I will start this off by saying that I am a flaming preservationist. I worked for a year in a small downtown in Oregon leading a Main Street program with a focus on business development but from a preservationist approach. It’s easy to do that there, in a small town setting that thrives on its history. In a place like Vancouver, or any other large city with inflated housing and development markets, the preservation approach is much more difficult to use as a reason for keeping buildings, and it is clear that usually new, higher use buildings get the go ahead from developers and city council, replacing the few existing historical gems we have left.
[Thanks to Illustrated Vancouver for the images!]
Yes, cities like Vancouver must plan for the future. Yes, there is a housing crisis, and the demand and dire need for more housing is absolutely a priority for municipal policy. Yes, Vancouver is pretty much built out, and higher densities are needed as more and more people choose Vancouver as their home. But where do we draw the line?
As a relatively new Vancouverite, I struggle finding very many historical buildings in the city, and often I wonder what was located on particular sites before the high-rise “green” condo buildings and same old modern style structures that define the Vancouver skyline today. Vancouver continues to be known worldwide as one of the greenest cities. A new report from the National Trust for Historic Preservation in the States has concluded that, “when comparing buildings of equivalent size and function, building reuse almost always offers environmental savings over demolition and new construction.”
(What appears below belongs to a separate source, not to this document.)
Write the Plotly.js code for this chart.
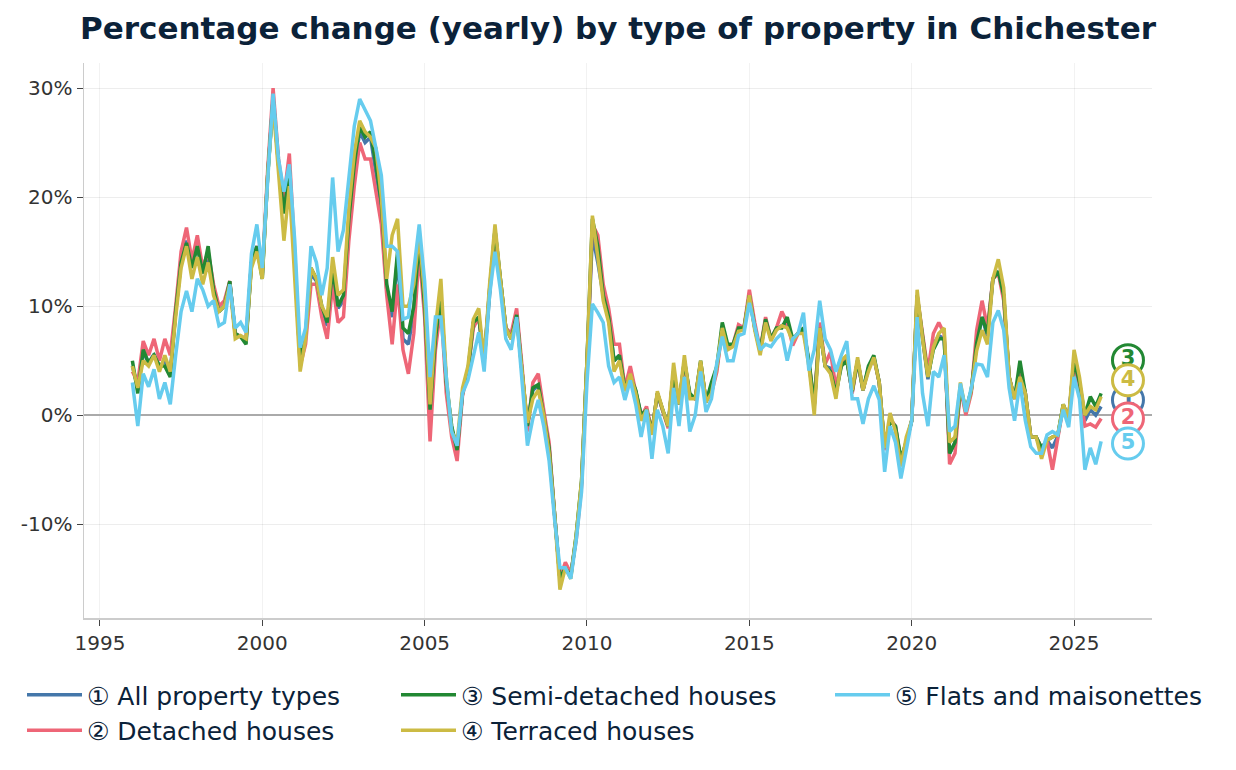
<!DOCTYPE html>
<html>
<head>
<meta charset="utf-8">
<script src="https://cdn.plot.ly/plotly-3.0.1.min.js"></script>
<style>
  html, body { margin: 0; padding: 0; background: #fff; }
  #chart { width: 1236px; height: 770px; }
</style>
</head>
<body>
<div id="chart"></div>
<script>
// Bimonthly readings, Jan 1996 onward (6 values per year), yearly % change
const allTypes = [
  4.5, 2.5, 5.8, 4.8, 5.6, 4.5,   5.0, 4.0, 9.5, 14.2, 16.0, 13.8,
  15.5, 13.0, 14.8, 11.5, 9.5, 10.0,   12.2, 7.4, 7.2, 6.8, 14.0, 15.5,
  12.8, 22.0, 29.0, 23.0, 19.0, 22.5,   14.0, 4.8, 7.3, 13.0, 12.3, 9.8,
  8.2, 13.2, 9.8, 10.5, 17.5, 22.5,   26.0, 25.0, 25.5, 22.0, 19.0, 11.5,
  9.0, 14.5, 7.0, 6.5, 9.5, 16.0,   10.0, 0.5, 7.0, 11.0, 3.0, -1.2,
  -3.2, 2.0, 4.0, 8.5, 9.0, 5.0,   11.5, 17.0, 12.5, 8.0, 7.2, 9.3,
  4.0, -1.0, 2.3, 2.7, 0.0, -3.0,   -9.0, -15.0, -14.0, -14.8, -11.2, -6.2,
  5.0, 16.5, 14.0, 11.0, 9.0, 5.0,   5.5, 2.5, 3.8, 2.2, 0.0, 0.5,
  -1.6, 2.0, 0.4, -1.0, 4.0, 1.0,   5.0, 1.8, 1.5, 4.8, 1.2, 2.8,
  4.3, 8.0, 6.2, 6.4, 8.0, 7.9,   11.0, 8.0, 5.8, 8.7, 7.0, 7.9,
  8.2, 8.5, 6.8, 7.5, 7.8, 4.8,   0.8, 8.0, 4.5, 4.3, 2.0, 4.7,
  5.1, 2.1, 5.0, 2.3, 4.3, 5.3,   3.0, -3.0, -0.3, -1.1, -4.2, -2.4,
  -0.5, 10.8, 7.0, 3.3, 6.5, 7.3,   7.0, -3.5, -2.5, 2.6, 0.3, 2.2,
  6.5, 9.0, 7.2, 12.5, 13.2, 11.0,   3.5, 1.5, 4.2, 2.0, -2.0, -2.0,
  -3.2, -2.3, -3.0, -1.9, 0.9, -0.3,   5.2, 2.5, -0.5, 0.5, 0.0, 0.8
];
const detached = [
  4.0, 3.0, 6.8, 5.5, 7.0, 5.0,   7.0, 5.5, 10.0, 15.0, 17.2, 14.2,
  16.5, 13.5, 15.0, 12.0, 10.0, 10.5,   12.3, 7.5, 7.2, 7.0, 14.0, 15.5,
  13.0, 22.5, 30.0, 23.5, 20.0, 24.0,   15.0, 4.5, 6.5, 12.0, 12.0, 9.0,
  7.0, 12.0, 8.5, 9.0, 16.0, 21.0,   25.0, 23.5, 23.5, 20.5, 17.5, 11.0,
  6.5, 12.0, 6.0, 3.8, 7.5, 15.0,   9.0, -2.4, 6.0, 10.0, 2.0, -2.0,
  -4.2, 1.8, 4.0, 8.0, 9.0, 5.0,   11.5, 16.5, 12.5, 8.0, 7.5, 9.8,
  4.5, -1.5, 3.0, 3.8, 0.5, -2.5,   -9.0, -15.0, -13.5, -14.5, -11.5, -6.5,
  4.5, 17.5, 16.5, 12.0, 9.8, 6.5,   6.5, 2.5, 4.5, 2.0, -0.2, 0.8,
  -1.5, 2.0, 0.3, -1.2, 4.0, 1.0,   4.8, 1.8, 1.5, 4.8, 1.3, 2.0,
  4.0, 8.0, 6.3, 6.5, 8.3, 8.0,   11.5, 8.5, 6.0, 9.0, 7.0, 8.0,
  9.5, 8.5, 6.4, 7.5, 8.0, 4.8,   1.0, 8.5, 4.7, 5.8, 2.5, 5.0,
  5.3, 2.0, 5.0, 2.3, 4.3, 5.3,   3.0, -3.2, -0.3, -1.0, -4.2, -2.5,
  -0.5, 11.0, 7.5, 4.0, 7.5, 8.5,   7.5, -4.5, -3.5, 2.5, 0.0, 2.0,
  7.8, 10.5, 8.0, 12.5, 13.0, 10.5,   3.5, 1.5, 4.0, 2.0, -2.0, -2.0,
  -3.0, -2.3, -5.0, -2.0, 0.8, -0.3,   5.0, 2.5, -1.0, -0.8, -1.1, -0.3
];
const semiDetached = [
  5.0, 2.0, 6.0, 4.8, 5.5, 4.5,   4.5, 3.5, 9.5, 14.0, 15.8, 13.5,
  15.5, 13.0, 15.5, 11.5, 9.5, 10.0,   12.3, 7.5, 7.2, 6.5, 14.0, 15.5,
  12.5, 22.0, 29.0, 23.0, 18.5, 22.5,   14.0, 5.0, 7.5, 13.5, 12.5, 10.0,
  8.5, 13.5, 10.0, 11.0, 18.0, 23.0,   26.5, 25.5, 26.0, 23.0, 19.5, 12.0,
  9.5, 15.0, 8.0, 7.5, 10.0, 16.0,   10.0, 0.5, 7.0, 11.0, 3.0, -1.0,
  -3.2, 2.0, 4.0, 8.5, 9.0, 5.0,   11.5, 17.0, 12.5, 8.0, 7.0, 9.2,
  4.0, -1.0, 2.5, 2.8, 0.0, -3.0,   -9.0, -15.0, -14.0, -14.8, -11.0, -6.0,
  5.0, 18.0, 15.5, 11.0, 9.0, 5.0,   5.5, 2.5, 3.5, 2.3, 0.0, 0.5,
  -1.5, 2.0, 0.5, -1.0, 4.0, 1.0,   5.0, 2.0, 1.5, 5.0, 1.2, 3.0,
  4.5, 8.5, 6.5, 6.5, 8.0, 8.0,   11.0, 8.0, 5.9, 8.8, 7.0, 8.0,
  8.0, 9.0, 7.0, 7.5, 8.0, 5.0,   1.0, 8.0, 4.5, 4.0, 2.0, 4.5,
  5.0, 2.2, 5.0, 2.3, 4.5, 5.5,   3.0, -3.0, -0.5, -1.0, -4.0, -2.5,
  -0.5, 11.0, 7.0, 3.5, 6.0, 7.0,   7.0, -3.5, -2.5, 2.6, 0.5, 2.3,
  6.6, 9.0, 7.5, 12.5, 13.2, 11.0,   3.5, 1.5, 5.0, 2.0, -2.0, -2.0,
  -3.0, -2.3, -2.0, -1.8, 1.0, -0.3,   5.0, 3.0, 0.0, 1.7, 0.8, 2.0
];
const terraced = [
  4.5, 2.5, 5.0, 4.5, 5.5, 4.0,   5.5, 4.0, 9.0, 13.5, 15.5, 12.5,
  14.5, 12.0, 14.0, 11.0, 9.5, 10.0,   12.0, 7.0, 7.3, 7.0, 13.5, 15.0,
  12.5, 22.0, 28.5, 22.5, 16.0, 21.0,   13.0, 4.0, 7.0, 13.5, 12.5, 10.0,
  9.0, 14.5, 11.0, 11.5, 19.0, 24.0,   27.0, 26.0, 25.5, 24.5, 20.0, 12.5,
  16.5, 18.0, 10.0, 10.0, 12.0, 16.5,   11.0, 1.0, 8.0, 12.5, 3.5, -1.5,
  -2.5, 2.5, 4.5, 8.8, 9.8, 5.0,   12.0, 17.5, 12.5, 8.0, 7.0, 8.8,
  4.0, -0.7, 1.5, 2.3, 0.0, -3.5,   -9.0, -16.0, -14.0, -15.0, -11.0, -6.0,
  5.0, 18.3, 14.5, 10.5, 8.5, 4.0,   5.0, 2.2, 3.8, 2.0, -0.5, 0.5,
  -1.8, 2.2, 0.5, -1.0, 4.8, 1.0,   5.5, 1.5, 1.5, 5.0, 1.2, 2.0,
  4.5, 8.0, 6.0, 6.3, 7.7, 7.8,   11.0, 7.8, 5.5, 8.5, 6.8, 7.8,
  8.2, 8.0, 6.8, 7.5, 7.5, 4.5,   0.0, 8.0, 4.5, 3.8, 1.5, 5.0,
  5.5, 2.3, 5.3, 2.3, 4.0, 5.3,   3.0, -3.0, 0.2, -1.5, -4.7, -2.0,
  -0.5, 11.5, 7.0, 3.5, 6.2, 7.5,   8.0, -2.5, -2.0, 3.0, 0.3, 2.3,
  5.9, 7.8, 6.5, 12.5, 14.3, 11.7,   3.5, 1.5, 3.5, 2.0, -2.0, -2.0,
  -4.0, -2.3, -2.0, -1.8, 1.0, -0.3,   6.0, 3.5, 0.0, 0.8, 0.5, 1.7
];
const flats = [
  3.0, -1.0, 3.8, 2.6, 4.2, 1.5,   3.0, 1.0, 5.5, 9.5, 11.4, 9.5,
  12.5, 11.5, 10.0, 10.5, 8.2, 8.5,   12.0, 8.0, 8.5, 7.6, 14.8, 17.5,
  13.5, 21.5, 29.5, 23.5, 20.5, 23.0,   16.0, 6.2, 8.0, 15.5, 14.0, 11.0,
  13.5, 21.8, 15.0, 17.0, 22.0, 26.5,   29.0, 28.0, 27.0, 24.5, 22.0, 15.5,
  15.5, 15.0, 8.8, 9.0, 13.0, 17.5,   12.3, 3.5, 9.0, 9.0, 3.5, -1.5,
  -2.8, 2.0, 3.2, 5.5, 7.6, 4.0,   11.0, 15.0, 11.5, 7.0, 6.0, 9.0,
  3.0, -2.8, -0.3, 1.4, -1.0, -4.2,   -9.5, -14.0, -14.0, -15.0, -11.5, -7.0,
  3.0, 10.2, 9.4, 8.5, 4.5, 3.0,   3.5, 1.4, 3.2, 1.0, -2.0, 0.5,
  -4.0, 0.5, -1.0, -3.5, 2.5, -1.0,   3.5, -1.5, 0.0, 4.0, 0.3, 1.5,
  4.8, 7.2, 5.0, 5.0, 7.3, 7.5,   10.3, 8.0, 6.0, 6.5, 6.3, 7.0,
  7.5, 5.0, 7.0, 7.5, 9.4, 4.1,   6.0, 10.5, 7.0, 6.0, 4.0, 5.5,
  6.8, 1.5, 1.5, -0.8, 1.5, 2.7,   1.4, -5.2, -1.0, -2.5, -5.8, -3.2,
  -0.5, 9.0, 2.0, -1.0, 4.0, 3.5,   5.5, -1.5, -1.0, 2.9, 0.3, 2.5,
  4.7, 4.6, 3.5, 8.5, 9.6, 7.8,   2.5, -0.5, 3.0, -0.5, -2.9, -3.5,
  -3.5, -1.8, -1.5, -1.8, 0.5, -1.1,   3.5, 1.5, -5.0, -3.0, -4.5, -2.4
];

const seriesNames = ['① All property types', '② Detached houses', '③ Semi-detached houses',
  '④ Terraced houses', '⑤ Flats and maisonettes'];
const seriesColors = ['#4477AA', '#EE6677', '#228833', '#CCBB44', '#66CCEE'];
const seriesLegends = ['legend', 'legend', 'legend2', 'legend2', 'legend3'];

// End-of-line badges (number, colour index, label position)
const badgeText = ['1', '3', '4', '2', '5'];
const badgeSeries = [0, 2, 3, 1, 4];
const badgeX = [2026.66, 2026.66, 2026.66, 2026.66, 2026.66];
const badgeY = [1.4, 5.05, 3.2, -0.3, -2.6];

const yTickVals = [-10, 0, 10, 20, 30];
const yTickText = ['-10%', '0%', '10%', '20%', '30%'];
const xTickVals = [1995, 2000, 2005, 2010, 2015, 2020, 2025];

const allSeries = [allTypes, detached, semiDetached, terraced, flats];
const when = allTypes.map((_, i) => 1996 + i / 6);

const FONT = 'DejaVu Sans, Verdana, sans-serif';
const traces = allSeries.map((vals, i) => ({
  x: when, y: vals, type: 'scatter', mode: 'lines',
  name: seriesNames[i], legend: seriesLegends[i],
  line: { color: seriesColors[i], width: 3.5 },
  hoverinfo: 'skip'
}));

badgeText.forEach((t, j) => {
  const c = seriesColors[badgeSeries[j]];
  traces.push({
    x: [badgeX[j]], y: [badgeY[j]], type: 'scatter', mode: 'markers+text',
    text: [t], textposition: 'middle center',
    textfont: { family: FONT, size: 21, color: c, weight: 'bold' },
    marker: { size: 31, color: '#ffffff', line: { color: c, width: 3 } },
    showlegend: false, hoverinfo: 'skip', cliponaxis: false
  });
});

const legendBase = {
  orientation: 'v', xref: 'container', yref: 'container', yanchor: 'top', xanchor: 'left',
  y: 1 - 672 / 770, font: { family: FONT, size: 25, color: '#0b2239' },
  bgcolor: 'rgba(0,0,0,0)', itemwidth: 55, tracegroupgap: 0
};

const layout = {
  width: 1236, height: 770,
  margin: { l: 84, r: 84, t: 63, b: 152, autoexpand: false },
  paper_bgcolor: '#ffffff', plot_bgcolor: '#ffffff',
  font: { family: FONT, color: '#333333', size: 20 },
  title: {
    text: '<b>Percentage change (yearly) by type of property in Chichester</b>',
    font: { family: FONT, size: 31, color: '#0b2239' },
    x: 0.5, xanchor: 'center', xref: 'container',
    y: 1 - 28 / 770, yanchor: 'middle', yref: 'container'
  },
  xaxis: {
    range: [1994.51, 2027.4], tickvals: xTickVals, ticktext: xTickVals.map(String),
    showgrid: true, gridcolor: 'rgba(0,0,0,0.05)', gridwidth: 1,
    zeroline: false, showline: true, linecolor: '#cccccc', linewidth: 1.5,
    ticks: 'outside', ticklen: 6, tickcolor: '#444444',
    tickfont: { family: FONT, size: 20, color: '#333333' }
  },
  yaxis: {
    range: [-18.6, 32.3], tickvals: yTickVals, ticktext: yTickText,
    showgrid: true, gridcolor: 'rgba(0,0,0,0.07)', gridwidth: 1,
    zeroline: true, zerolinecolor: '#aaaaaa', zerolinewidth: 2,
    showline: true, linecolor: '#cccccc', linewidth: 1.5,
    ticks: 'outside', ticklen: 6, tickcolor: '#444444',
    tickfont: { family: FONT, size: 20, color: '#333333' }
  },
  legend: Object.assign({}, legendBase, { x: 22 / 1236 }),
  legend2: Object.assign({}, legendBase, { x: 396 / 1236 }),
  legend3: Object.assign({}, legendBase, { x: 830 / 1236 }),
  hovermode: false
};

Plotly.newPlot('chart', traces, layout, { displayModeBar: false, staticPlot: true });
</script>
</body>
</html>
Being green is great and not being discounted, but when the issue of greater residential and commercial demand exceeds the capacity of existing heritage buildings, the dilemma arises. Demolish the old building for something higher capacity? (See the new plans for 720 Robson St) Keep the building, but build around it, maybe with a new tower soaring above? (See the Patina/YMCA in Vancouver) Or keep the historic building, maybe with a few renovations, but no major capacity changes?
These are the issues cities are facing today and in the future. Keep these historic gems that are part of our cultural pasts and tell stories of a Vancouver that once was, or make way for new density that attempts to solve problems of high demand and bring more tax dollars to the city and profits to developers.
What’s your take on this? Is there a right or wrong answer?